From finding the best travel partner-in-crime to building new friendships on the road, I’ve learned a lot about relationships through my travels.
1. The best way to start a relationship is with candor
There are few things worse than finding out you are in a relationship with someone who is not the person they pretended to be, amiright? …Disagree? Just spend a weekend reading Gone Girl before you come back to speak with me.
Now what does this have to do with travel? Most people I’ve met on the road have been completely open. Is it because the nomadic types are generally candid or that being away from their element opens them up? Who knows. The point is that relationships develop more easily, and in the direction of a better place, when you are honest from the beginning.
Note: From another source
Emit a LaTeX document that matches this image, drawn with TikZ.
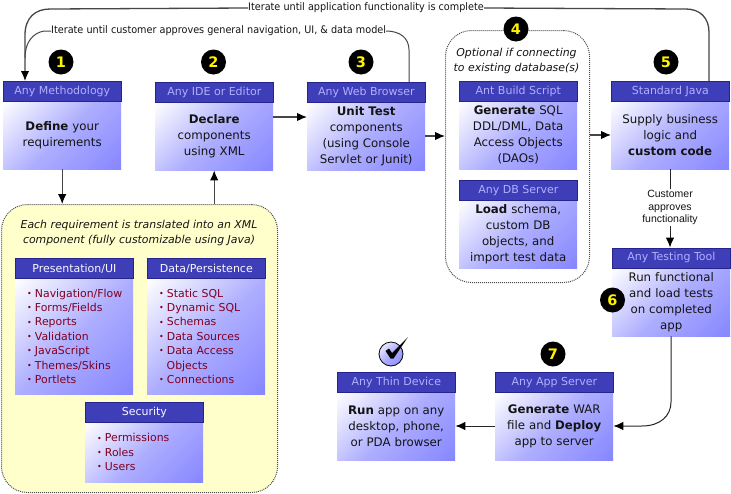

2. A bit of mutual interest goes a long way
Perhaps the most beautiful part of travel is not the vast landscapes or colorful locales but discovering human commonalities amongst a sea of cultural differences. These similarities and shared interests become the foundation for learning from each other and appreciating the differences.
3. The same could be said for group bonding
It’s kind of like that “one time, at band camp…” We’ve all had moments like this growing up. Whether it was swim team or band camp, there are certain life experiences that forge a deep and lasting bond between people. They also allow us to instantly bond with strangers who have shared similar experiences.
When I returned from study abroad, my roommate got so sick of me going on and on about it that she set me up on a date with this guy she knew who studied abroad, and to no ones surprise we had plenty to talk about. It’s just one of those experiences. So when I travel and meet people it’s generally in passing but if a connection is made it forms fast and will be there just as long as the memories of that “one time, in Thailand…”
4. When it comes to relationships lasting, it’s all about compromise
While some travel solo, many others travel with groups or a friend. The only way this is sustainable is compromise. I don’t care how much you have in common, sooner or later the time will come to decide whether to take the overnight train or fly, scuba dive or lay on the beach, hit the full moon party or rest at a resort.. And then sometimes agreeing to disagree is the way to go. Don’t be afraid to split up for a little or take turns doing what the other wants.
5. None of this is possible without good communication
You have to be open and honest about what you want. It’s much easier to make plans or compromise if all interest are made clear. Otherwise you could spend precious hours or even days of travel time wasted on indecision.
Have you had similar experiences through travel?